WHAT YOU HAVE TO DO: Output the material beneath this task exactly, images excluded.

PROVIDED MATERIAL:
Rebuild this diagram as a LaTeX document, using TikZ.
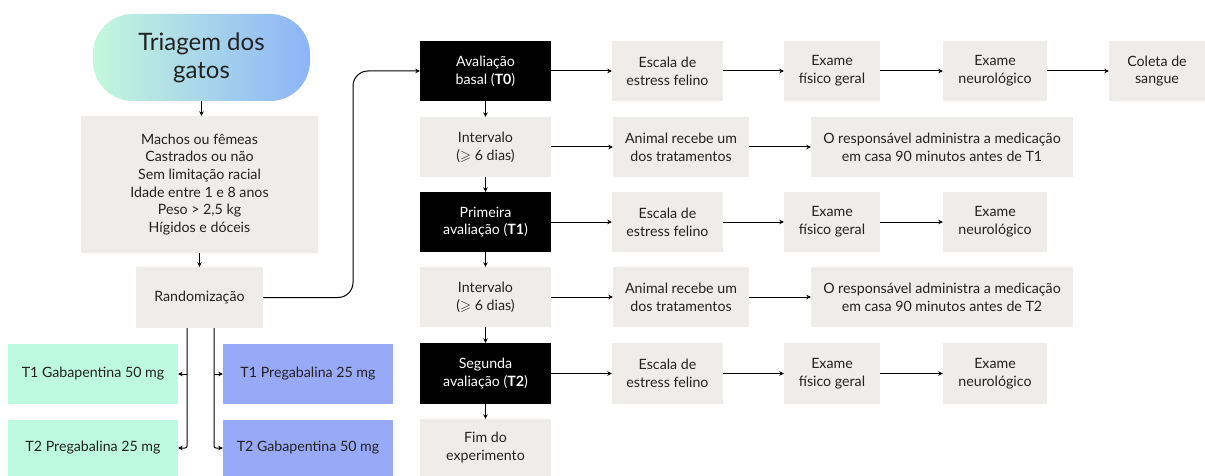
\documentclass[tikz,border=0pt]{standalone}
\usepackage{fontspec}
\usepackage{amssymb}
\setmainfont{Lato}
\usetikzlibrary{arrows.meta}
\definecolor{boxgrey}{HTML}{EFEDEA}
\definecolor{boxgreen}{HTML}{BEFAE0}
\definecolor{boxblue}{HTML}{98A9F8}
\definecolor{gradL}{HTML}{C4F8DC}
\definecolor{gradR}{HTML}{8DB4F8}
\definecolor{txt}{HTML}{222222}
\tikzset{
  base/.style={rectangle, inner sep=0pt, align=center, text=txt,
    font=\fontsize{14.2}{17.7}\selectfont},
  gbox/.style={base, fill=boxgrey},
  greenbox/.style={base, fill=boxgreen},
  bluebox/.style={base, fill=boxblue},
  blackbox/.style={base, fill=black, text=white},
  arr/.style={draw=black, line width=1pt, -{Stealth[length=4.5pt,width=4.5pt]}},
}
\begin{document}
\begin{tikzpicture}[x=1pt,y=-1pt]
\useasboundingbox (0,0) rectangle (1205,476);
% left column
\node[base, rounded corners=40pt, left color=gradL, right color=gradR,
  minimum width=217pt, minimum height=87pt,
  font=\fontsize{24}{28}\selectfont] (tri) at (201.5,57.5) {Triagem dos\\gatos};
\node[gbox, minimum width=237pt, minimum height=137pt] (crit) at (199.5,184.5)
  {Machos ou fêmeas\\Castrados ou não\\Sem limitação racial\\Idade entre 1 e 8 anos\\Peso > 2,5 kg\\Hígidos e dóceis};
\node[gbox, minimum width=127pt, minimum height=61pt] (rand) at (199.5,297.5) {Randomização};
\node[greenbox, minimum width=170pt, minimum height=60pt] (g1) at (93,374) {T1 Gabapentina 50 mg};
\node[greenbox, minimum width=170pt, minimum height=56pt] (g2) at (93,448) {T2 Pregabalina 25 mg};
\node[bluebox, minimum width=170pt, minimum height=60pt] (b1) at (308,374) {T1 Pregabalina 25 mg};
\node[bluebox, minimum width=170pt, minimum height=56pt] (b2) at (308,448) {T2 Gabapentina 50 mg};
% right column A
\node[blackbox, minimum width=131pt, minimum height=60pt] (t0) at (485.5,71) {Avaliação\\basal (\textbf{T0})};
\node[gbox, minimum width=131pt, minimum height=60pt] (i1) at (485.5,147) {Intervalo\\($\geqslant$ 6 dias)};
\node[blackbox, minimum width=131pt, minimum height=60pt] (t1) at (485.5,222) {Primeira\\avaliação (\textbf{T1})};
\node[gbox, minimum width=131pt, minimum height=60pt] (i2) at (485.5,297) {Intervalo\\($\geqslant$ 6 dias)};
\node[blackbox, minimum width=131pt, minimum height=61pt] (t2) at (485.5,373.5) {Segunda\\avaliação (\textbf{T2})};
\node[gbox, minimum width=131pt, minimum height=57pt] (fim) at (485.5,447.5) {Fim do\\experimento};
% row 1
\node[gbox, minimum width=111pt, minimum height=60pt] (e0) at (667.5,71) {Escala de\\estress felino};
\node[gbox, minimum width=96pt, minimum height=60pt] (f0) at (832,71) {Exame\\físico geral};
\node[gbox, minimum width=104pt, minimum height=60pt] (n0) at (995,71) {Exame\\neurológico};
\node[gbox, minimum width=96pt, minimum height=60pt] (c0) at (1157,71) {Coleta de\\sangue};
% row 2
\node[gbox, minimum width=136pt, minimum height=60pt] (a1) at (681,147) {Animal recebe um\\dos tratamentos};
\node[gbox, minimum width=262pt, minimum height=60pt] (r1) at (942,147) {O responsável administra a medicação\\em casa 90 minutos antes de T1};
% row 3
\node[gbox, minimum width=111pt, minimum height=60pt] (e1) at (667.5,222) {Escala de\\estress felino};
\node[gbox, minimum width=96pt, minimum height=60pt] (f1) at (832,222) {Exame\\físico geral};
\node[gbox, minimum width=104pt, minimum height=60pt] (n1) at (995,222) {Exame\\neurológico};
% row 4
\node[gbox, minimum width=136pt, minimum height=60pt] (a2) at (681,297) {Animal recebe um\\dos tratamentos};
\node[gbox, minimum width=262pt, minimum height=60pt] (r2) at (942,297) {O responsável administra a medicação\\em casa 90 minutos antes de T2};
% row 5
\node[gbox, minimum width=111pt, minimum height=61pt] (e2) at (667.5,373.5) {Escala de\\estress felino};
\node[gbox, minimum width=96pt, minimum height=61pt] (f2) at (832,373.5) {Exame\\físico geral};
\node[gbox, minimum width=104pt, minimum height=61pt] (n2) at (995,373.5) {Exame\\neurológico};
% connectors left
\draw[arr] (tri.south) -- (tri.south |- crit.north);
\draw[arr] (crit.south) -- (crit.south |- rand.north);
\draw[arr, rounded corners=2pt] ([xshift=-12.5pt]rand.south) |- (g2.east);
\draw[arr] ([xshift=-12.5pt]rand.south |- g1.east) -- (g1.east);
\draw[arr, rounded corners=2pt] ([xshift=14.5pt]rand.south) |- (b2.west);
\draw[arr] ([xshift=14.5pt]rand.south |- b1.west) -- (b1.west);
\draw[arr, rounded corners=15pt] (rand.east) -- (353,297.5) |- (t0.west);
% vertical chain
\draw[arr] (t0.south) -- (i1.north);
\draw[arr] (i1.south) -- (t1.north);
\draw[arr] (t1.south) -- (i2.north);
\draw[arr] (i2.south) -- (t2.north);
\draw[arr] (t2.south) -- (fim.north);
% horizontal
\draw[arr] (t0.east) -- (e0.west);
\draw[arr] (e0.east) -- (f0.west);
\draw[arr] (f0.east) -- (n0.west);
\draw[arr] (n0.east) -- (c0.west);
\draw[arr] (i1.east) -- (a1.west);
\draw[arr] (a1.east) -- (r1.west);
\draw[arr] (t1.east) -- (e1.west);
\draw[arr] (e1.east) -- (f1.west);
\draw[arr] (f1.east) -- (n1.west);
\draw[arr] (i2.east) -- (a2.west);
\draw[arr] (a2.east) -- (r2.west);
\draw[arr] (t2.east) -- (e2.west);
\draw[arr] (e2.east) -- (f2.west);
\draw[arr] (f2.east) -- (n2.west);
\end{tikzpicture}
\end{document}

SOLUTION TO THE PROBLEM:
Rebuild this diagram as a LaTeX document, using TikZ.
\documentclass[tikz,border=0pt]{standalone}
\usepackage{fontspec}
\usepackage{amssymb}
\setmainfont{Lato}
\usetikzlibrary{arrows.meta}
\definecolor{boxgrey}{HTML}{EFEDEA}
\definecolor{boxgreen}{HTML}{BEFAE0}
\definecolor{boxblue}{HTML}{98A9F8}
\definecolor{gradL}{HTML}{C4F8DC}
\definecolor{gradR}{HTML}{8DB4F8}
\definecolor{txt}{HTML}{222222}
\tikzset{
  base/.style={rectangle, inner sep=0pt, align=center, text=txt,
    font=\fontsize{14.2}{17.7}\selectfont},
  gbox/.style={base, fill=boxgrey},
  greenbox/.style={base, fill=boxgreen},
  bluebox/.style={base, fill=boxblue},
  blackbox/.style={base, fill=black, text=white},
  arr/.style={draw=black, line width=1pt, -{Stealth[length=4.5pt,width=4.5pt]}},
}
\begin{document}
\begin{tikzpicture}[x=1pt,y=-1pt]
\useasboundingbox (0,0) rectangle (1205,476);
% left column
\node[base, rounded corners=40pt, left color=gradL, right color=gradR,
  minimum width=217pt, minimum height=87pt,
  font=\fontsize{24}{28}\selectfont] (tri) at (201.5,57.5) {Triagem dos\\gatos};
\node[gbox, minimum width=237pt, minimum height=137pt] (crit) at (199.5,184.5)
  {Machos ou fêmeas\\Castrados ou não\\Sem limitação racial\\Idade entre 1 e 8 anos\\Peso > 2,5 kg\\Hígidos e dóceis};
\node[gbox, minimum width=127pt, minimum height=61pt] (rand) at (199.5,297.5) {Randomização};
\node[greenbox, minimum width=170pt, minimum height=60pt] (g1) at (93,374) {T1 Gabapentina 50 mg};
\node[greenbox, minimum width=170pt, minimum height=56pt] (g2) at (93,448) {T2 Pregabalina 25 mg};
\node[bluebox, minimum width=170pt, minimum height=60pt] (b1) at (308,374) {T1 Pregabalina 25 mg};
\node[bluebox, minimum width=170pt, minimum height=56pt] (b2) at (308,448) {T2 Gabapentina 50 mg};
% right column A
\node[blackbox, minimum width=131pt, minimum height=60pt] (t0) at (485.5,71) {Avaliação\\basal (\textbf{T0})};
\node[gbox, minimum width=131pt, minimum height=60pt] (i1) at (485.5,147) {Intervalo\\($\geqslant$ 6 dias)};
\node[blackbox, minimum width=131pt, minimum height=60pt] (t1) at (485.5,222) {Primeira\\avaliação (\textbf{T1})};
\node[gbox, minimum width=131pt, minimum height=60pt] (i2) at (485.5,297) {Intervalo\\($\geqslant$ 6 dias)};
\node[blackbox, minimum width=131pt, minimum height=61pt] (t2) at (485.5,373.5) {Segunda\\avaliação (\textbf{T2})};
\node[gbox, minimum width=131pt, minimum height=57pt] (fim) at (485.5,447.5) {Fim do\\experimento};
% row 1
\node[gbox, minimum width=111pt, minimum height=60pt] (e0) at (667.5,71) {Escala de\\estress felino};
\node[gbox, minimum width=96pt, minimum height=60pt] (f0) at (832,71) {Exame\\físico geral};
\node[gbox, minimum width=104pt, minimum height=60pt] (n0) at (995,71) {Exame\\neurológico};
\node[gbox, minimum width=96pt, minimum height=60pt] (c0) at (1157,71) {Coleta de\\sangue};
% row 2
\node[gbox, minimum width=136pt, minimum height=60pt] (a1) at (681,147) {Animal recebe um\\dos tratamentos};
\node[gbox, minimum width=262pt, minimum height=60pt] (r1) at (942,147) {O responsável administra a medicação\\em casa 90 minutos antes de T1};
% row 3
\node[gbox, minimum width=111pt, minimum height=60pt] (e1) at (667.5,222) {Escala de\\estress felino};
\node[gbox, minimum width=96pt, minimum height=60pt] (f1) at (832,222) {Exame\\físico geral};
\node[gbox, minimum width=104pt, minimum height=60pt] (n1) at (995,222) {Exame\\neurológico};
% row 4
\node[gbox, minimum width=136pt, minimum height=60pt] (a2) at (681,297) {Animal recebe um\\dos tratamentos};
\node[gbox, minimum width=262pt, minimum height=60pt] (r2) at (942,297) {O responsável administra a medicação\\em casa 90 minutos antes de T2};
% row 5
\node[gbox, minimum width=111pt, minimum height=61pt] (e2) at (667.5,373.5) {Escala de\\estress felino};
\node[gbox, minimum width=96pt, minimum height=61pt] (f2) at (832,373.5) {Exame\\físico geral};
\node[gbox, minimum width=104pt, minimum height=61pt] (n2) at (995,373.5) {Exame\\neurológico};
% connectors left
\draw[arr] (tri.south) -- (tri.south |- crit.north);
\draw[arr] (crit.south) -- (crit.south |- rand.north);
\draw[arr, rounded corners=2pt] ([xshift=-12.5pt]rand.south) |- (g2.east);
\draw[arr] ([xshift=-12.5pt]rand.south |- g1.east) -- (g1.east);
\draw[arr, rounded corners=2pt] ([xshift=14.5pt]rand.south) |- (b2.west);
\draw[arr] ([xshift=14.5pt]rand.south |- b1.west) -- (b1.west);
\draw[arr, rounded corners=15pt] (rand.east) -- (353,297.5) |- (t0.west);
% vertical chain
\draw[arr] (t0.south) -- (i1.north);
\draw[arr] (i1.south) -- (t1.north);
\draw[arr] (t1.south) -- (i2.north);
\draw[arr] (i2.south) -- (t2.north);
\draw[arr] (t2.south) -- (fim.north);
% horizontal
\draw[arr] (t0.east) -- (e0.west);
\draw[arr] (e0.east) -- (f0.west);
\draw[arr] (f0.east) -- (n0.west);
\draw[arr] (n0.east) -- (c0.west);
\draw[arr] (i1.east) -- (a1.west);
\draw[arr] (a1.east) -- (r1.west);
\draw[arr] (t1.east) -- (e1.west);
\draw[arr] (e1.east) -- (f1.west);
\draw[arr] (f1.east) -- (n1.west);
\draw[arr] (i2.east) -- (a2.west);
\draw[arr] (a2.east) -- (r2.west);
\draw[arr] (t2.east) -- (e2.west);
\draw[arr] (e2.east) -- (f2.west);
\draw[arr] (f2.east) -- (n2.west);
\end{tikzpicture}
\end{document}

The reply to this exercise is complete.